*Provided data*:
****************

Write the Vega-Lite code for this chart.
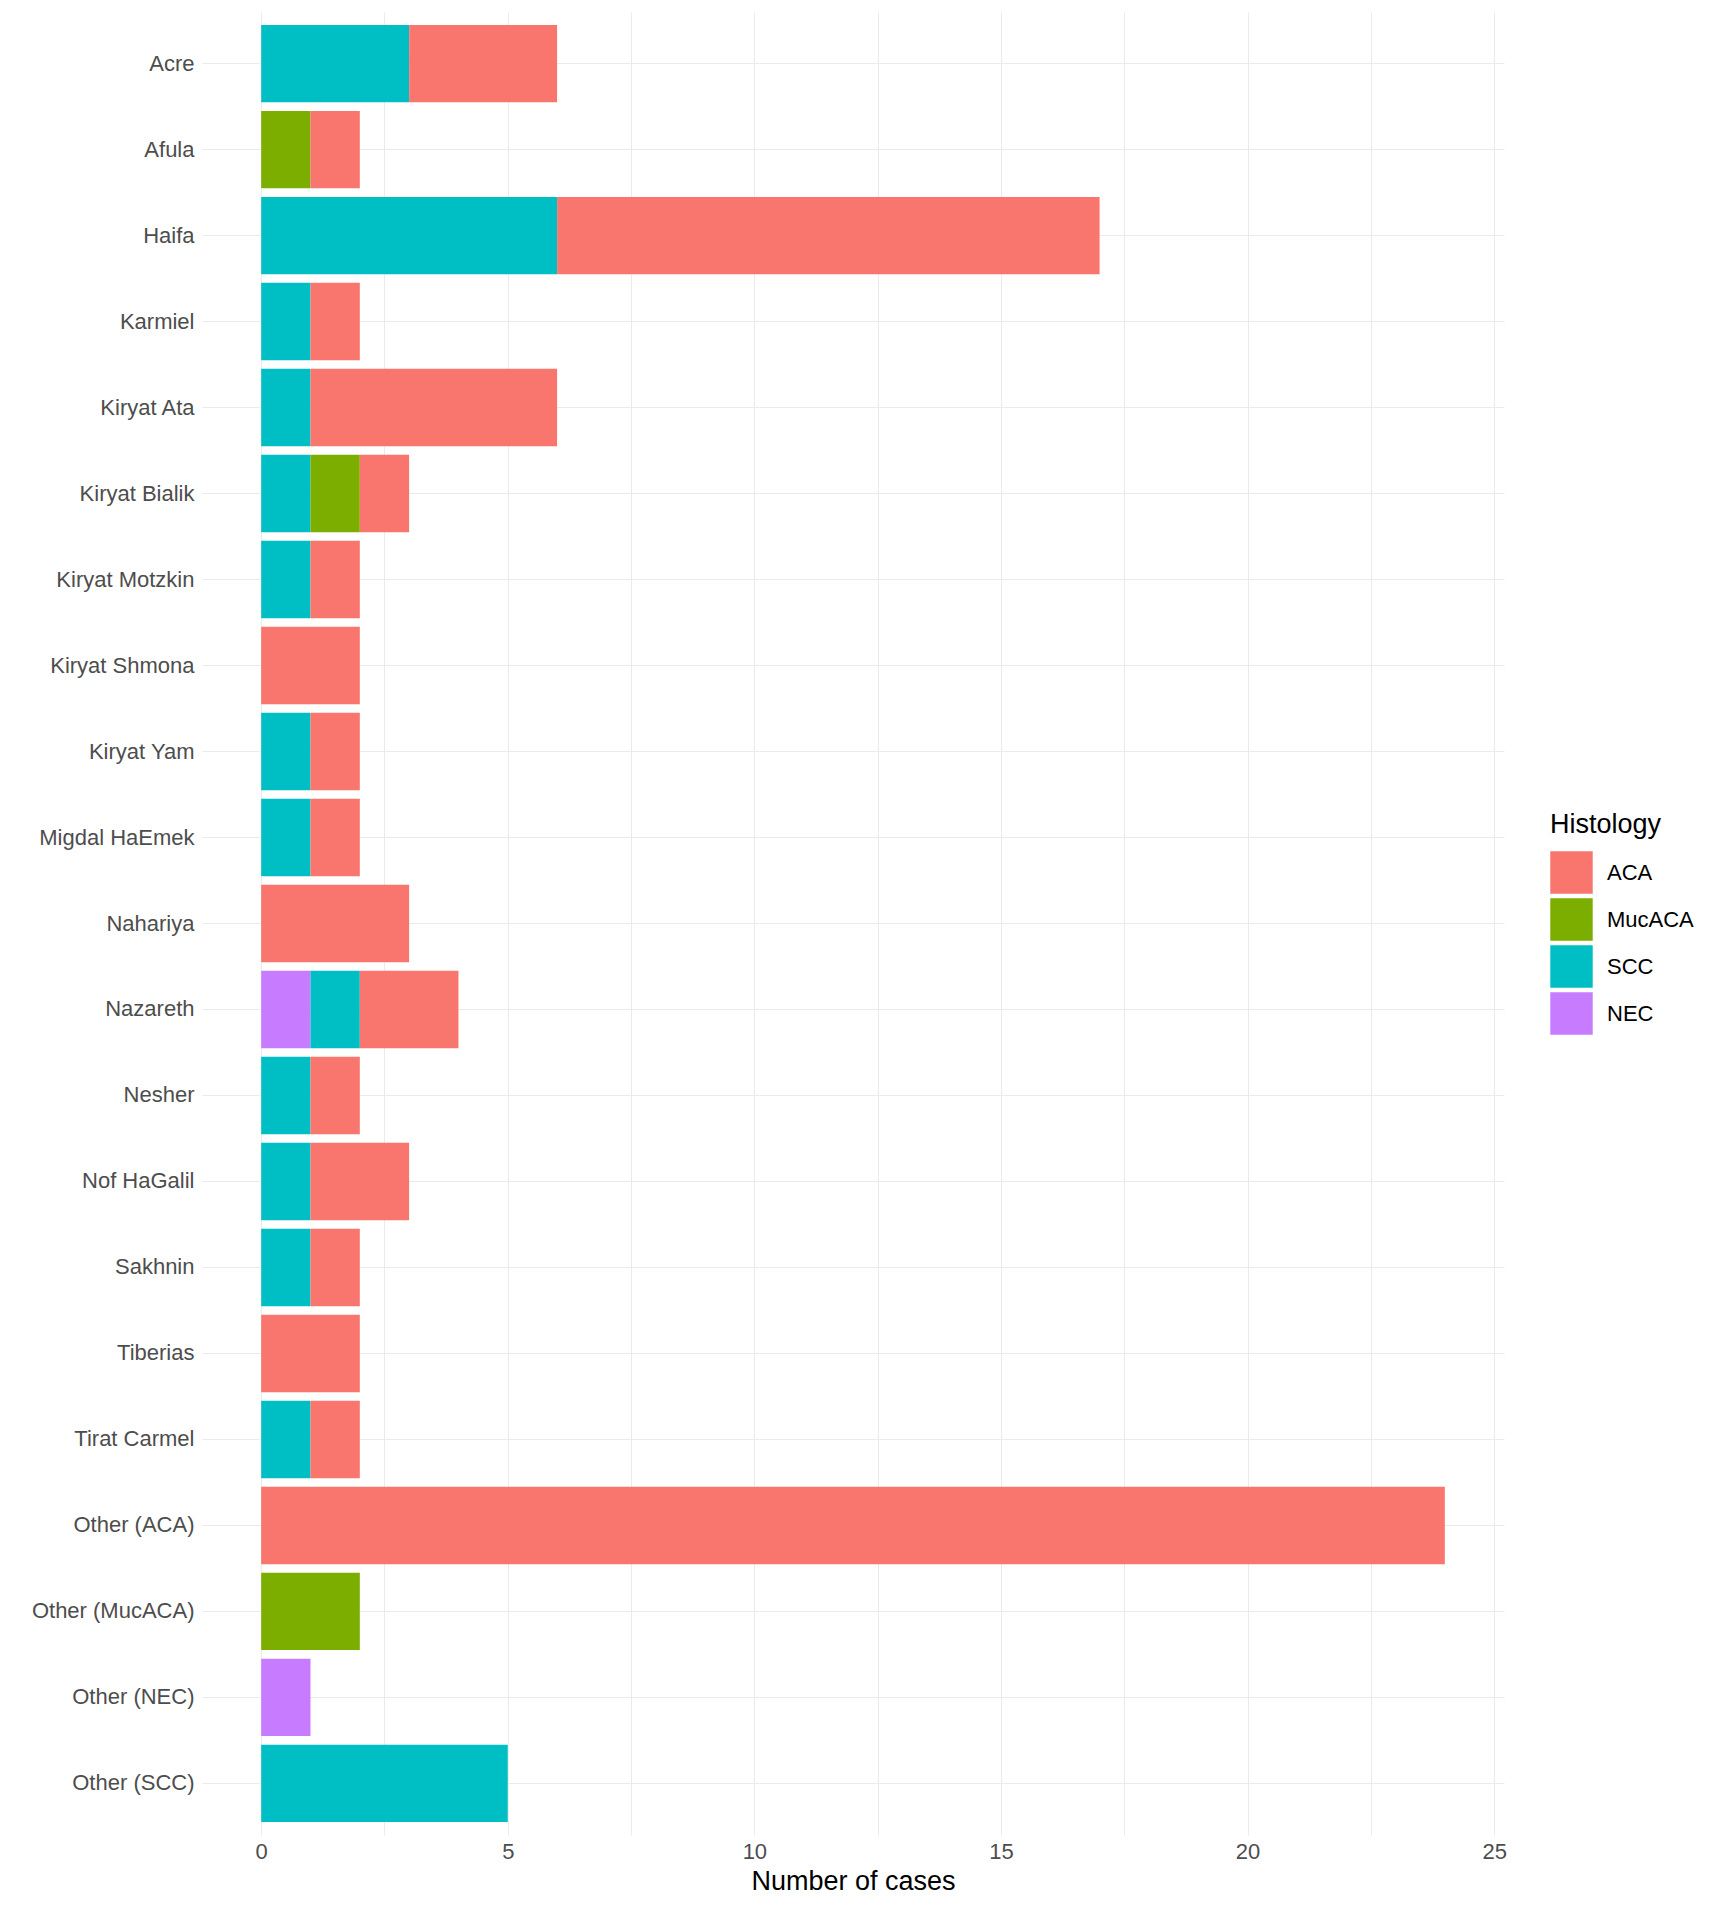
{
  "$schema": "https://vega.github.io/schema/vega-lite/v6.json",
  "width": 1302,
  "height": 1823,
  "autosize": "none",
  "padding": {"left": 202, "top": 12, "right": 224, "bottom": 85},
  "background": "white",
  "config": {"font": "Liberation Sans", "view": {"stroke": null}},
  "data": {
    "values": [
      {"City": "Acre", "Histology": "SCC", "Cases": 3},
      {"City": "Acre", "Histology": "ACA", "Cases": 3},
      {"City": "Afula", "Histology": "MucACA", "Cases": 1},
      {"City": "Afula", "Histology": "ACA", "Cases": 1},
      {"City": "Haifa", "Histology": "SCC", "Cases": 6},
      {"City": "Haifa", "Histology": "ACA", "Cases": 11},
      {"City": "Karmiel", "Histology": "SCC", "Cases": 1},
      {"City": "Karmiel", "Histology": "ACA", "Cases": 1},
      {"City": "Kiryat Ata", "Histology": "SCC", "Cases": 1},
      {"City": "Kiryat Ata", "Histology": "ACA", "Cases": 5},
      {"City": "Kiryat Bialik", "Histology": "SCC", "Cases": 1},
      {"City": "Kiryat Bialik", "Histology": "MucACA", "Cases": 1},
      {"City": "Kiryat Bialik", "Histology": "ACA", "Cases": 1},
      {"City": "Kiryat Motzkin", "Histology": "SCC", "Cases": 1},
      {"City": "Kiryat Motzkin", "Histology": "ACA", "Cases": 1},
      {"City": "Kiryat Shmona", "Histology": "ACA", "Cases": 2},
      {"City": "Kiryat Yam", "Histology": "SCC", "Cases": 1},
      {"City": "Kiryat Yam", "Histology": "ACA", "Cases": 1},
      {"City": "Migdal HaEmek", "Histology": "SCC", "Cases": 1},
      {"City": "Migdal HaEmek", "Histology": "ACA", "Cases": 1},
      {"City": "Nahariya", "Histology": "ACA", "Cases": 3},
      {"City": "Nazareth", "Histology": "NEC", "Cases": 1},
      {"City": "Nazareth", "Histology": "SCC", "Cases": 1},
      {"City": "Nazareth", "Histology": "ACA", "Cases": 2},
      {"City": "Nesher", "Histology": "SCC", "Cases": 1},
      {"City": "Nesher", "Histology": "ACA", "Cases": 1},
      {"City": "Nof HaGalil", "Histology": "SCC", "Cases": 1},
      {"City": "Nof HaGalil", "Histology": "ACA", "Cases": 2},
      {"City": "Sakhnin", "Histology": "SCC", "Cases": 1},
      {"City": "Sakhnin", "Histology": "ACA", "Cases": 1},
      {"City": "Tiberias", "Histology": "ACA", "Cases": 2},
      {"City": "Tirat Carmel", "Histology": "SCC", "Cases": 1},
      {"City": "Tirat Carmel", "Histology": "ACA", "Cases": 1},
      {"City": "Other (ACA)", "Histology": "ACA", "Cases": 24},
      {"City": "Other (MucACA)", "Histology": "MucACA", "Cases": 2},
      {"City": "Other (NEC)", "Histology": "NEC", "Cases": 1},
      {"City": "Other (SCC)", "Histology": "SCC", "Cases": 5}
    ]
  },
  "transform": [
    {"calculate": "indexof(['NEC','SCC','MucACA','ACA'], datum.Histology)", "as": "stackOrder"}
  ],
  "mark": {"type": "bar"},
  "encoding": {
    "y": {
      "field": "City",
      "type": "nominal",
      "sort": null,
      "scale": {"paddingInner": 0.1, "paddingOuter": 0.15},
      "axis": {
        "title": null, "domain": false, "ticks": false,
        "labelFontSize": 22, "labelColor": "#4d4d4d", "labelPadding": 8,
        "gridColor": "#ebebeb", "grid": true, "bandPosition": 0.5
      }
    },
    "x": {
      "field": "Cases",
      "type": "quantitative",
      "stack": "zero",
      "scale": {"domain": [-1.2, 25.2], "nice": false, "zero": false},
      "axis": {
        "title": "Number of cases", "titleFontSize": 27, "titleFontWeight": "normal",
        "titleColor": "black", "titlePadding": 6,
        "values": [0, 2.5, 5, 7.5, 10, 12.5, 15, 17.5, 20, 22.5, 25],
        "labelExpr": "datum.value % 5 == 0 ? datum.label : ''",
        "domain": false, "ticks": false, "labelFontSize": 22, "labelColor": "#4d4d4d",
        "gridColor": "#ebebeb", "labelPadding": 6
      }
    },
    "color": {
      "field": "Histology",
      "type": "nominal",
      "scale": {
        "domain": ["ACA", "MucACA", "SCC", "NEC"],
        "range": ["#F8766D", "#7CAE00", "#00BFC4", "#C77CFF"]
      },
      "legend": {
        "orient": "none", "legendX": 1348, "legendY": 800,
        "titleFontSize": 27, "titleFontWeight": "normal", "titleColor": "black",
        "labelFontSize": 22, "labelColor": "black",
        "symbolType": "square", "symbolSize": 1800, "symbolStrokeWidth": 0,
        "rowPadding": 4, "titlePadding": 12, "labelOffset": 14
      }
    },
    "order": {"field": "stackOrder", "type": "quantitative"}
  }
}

****************

*What is asked*: Reproduce the full listing above verbatim, with no pictures included.

*Exercise answer*:
Write the Vega-Lite code for this chart.
{
  "$schema": "https://vega.github.io/schema/vega-lite/v6.json",
  "width": 1302,
  "height": 1823,
  "autosize": "none",
  "padding": {"left": 202, "top": 12, "right": 224, "bottom": 85},
  "background": "white",
  "config": {"font": "Liberation Sans", "view": {"stroke": null}},
  "data": {
    "values": [
      {"City": "Acre", "Histology": "SCC", "Cases": 3},
      {"City": "Acre", "Histology": "ACA", "Cases": 3},
      {"City": "Afula", "Histology": "MucACA", "Cases": 1},
      {"City": "Afula", "Histology": "ACA", "Cases": 1},
      {"City": "Haifa", "Histology": "SCC", "Cases": 6},
      {"City": "Haifa", "Histology": "ACA", "Cases": 11},
      {"City": "Karmiel", "Histology": "SCC", "Cases": 1},
      {"City": "Karmiel", "Histology": "ACA", "Cases": 1},
      {"City": "Kiryat Ata", "Histology": "SCC", "Cases": 1},
      {"City": "Kiryat Ata", "Histology": "ACA", "Cases": 5},
      {"City": "Kiryat Bialik", "Histology": "SCC", "Cases": 1},
      {"City": "Kiryat Bialik", "Histology": "MucACA", "Cases": 1},
      {"City": "Kiryat Bialik", "Histology": "ACA", "Cases": 1},
      {"City": "Kiryat Motzkin", "Histology": "SCC", "Cases": 1},
      {"City": "Kiryat Motzkin", "Histology": "ACA", "Cases": 1},
      {"City": "Kiryat Shmona", "Histology": "ACA", "Cases": 2},
      {"City": "Kiryat Yam", "Histology": "SCC", "Cases": 1},
      {"City": "Kiryat Yam", "Histology": "ACA", "Cases": 1},
      {"City": "Migdal HaEmek", "Histology": "SCC", "Cases": 1},
      {"City": "Migdal HaEmek", "Histology": "ACA", "Cases": 1},
      {"City": "Nahariya", "Histology": "ACA", "Cases": 3},
      {"City": "Nazareth", "Histology": "NEC", "Cases": 1},
      {"City": "Nazareth", "Histology": "SCC", "Cases": 1},
      {"City": "Nazareth", "Histology": "ACA", "Cases": 2},
      {"City": "Nesher", "Histology": "SCC", "Cases": 1},
      {"City": "Nesher", "Histology": "ACA", "Cases": 1},
      {"City": "Nof HaGalil", "Histology": "SCC", "Cases": 1},
      {"City": "Nof HaGalil", "Histology": "ACA", "Cases": 2},
      {"City": "Sakhnin", "Histology": "SCC", "Cases": 1},
      {"City": "Sakhnin", "Histology": "ACA", "Cases": 1},
      {"City": "Tiberias", "Histology": "ACA", "Cases": 2},
      {"City": "Tirat Carmel", "Histology": "SCC", "Cases": 1},
      {"City": "Tirat Carmel", "Histology": "ACA", "Cases": 1},
      {"City": "Other (ACA)", "Histology": "ACA", "Cases": 24},
      {"City": "Other (MucACA)", "Histology": "MucACA", "Cases": 2},
      {"City": "Other (NEC)", "Histology": "NEC", "Cases": 1},
      {"City": "Other (SCC)", "Histology": "SCC", "Cases": 5}
    ]
  },
  "transform": [
    {"calculate": "indexof(['NEC','SCC','MucACA','ACA'], datum.Histology)", "as": "stackOrder"}
  ],
  "mark": {"type": "bar"},
  "encoding": {
    "y": {
      "field": "City",
      "type": "nominal",
      "sort": null,
      "scale": {"paddingInner": 0.1, "paddingOuter": 0.15},
      "axis": {
        "title": null, "domain": false, "ticks": false,
        "labelFontSize": 22, "labelColor": "#4d4d4d", "labelPadding": 8,
        "gridColor": "#ebebeb", "grid": true, "bandPosition": 0.5
      }
    },
    "x": {
      "field": "Cases",
      "type": "quantitative",
      "stack": "zero",
      "scale": {"domain": [-1.2, 25.2], "nice": false, "zero": false},
      "axis": {
        "title": "Number of cases", "titleFontSize": 27, "titleFontWeight": "normal",
        "titleColor": "black", "titlePadding": 6,
        "values": [0, 2.5, 5, 7.5, 10, 12.5, 15, 17.5, 20, 22.5, 25],
        "labelExpr": "datum.value % 5 == 0 ? datum.label : ''",
        "domain": false, "ticks": false, "labelFontSize": 22, "labelColor": "#4d4d4d",
        "gridColor": "#ebebeb", "labelPadding": 6
      }
    },
    "color": {
      "field": "Histology",
      "type": "nominal",
      "scale": {
        "domain": ["ACA", "MucACA", "SCC", "NEC"],
        "range": ["#F8766D", "#7CAE00", "#00BFC4", "#C77CFF"]
      },
      "legend": {
        "orient": "none", "legendX": 1348, "legendY": 800,
        "titleFontSize": 27, "titleFontWeight": "normal", "titleColor": "black",
        "labelFontSize": 22, "labelColor": "black",
        "symbolType": "square", "symbolSize": 1800, "symbolStrokeWidth": 0,
        "rowPadding": 4, "titlePadding": 12, "labelOffset": 14
      }
    },
    "order": {"field": "stackOrder", "type": "quantitative"}
  }
}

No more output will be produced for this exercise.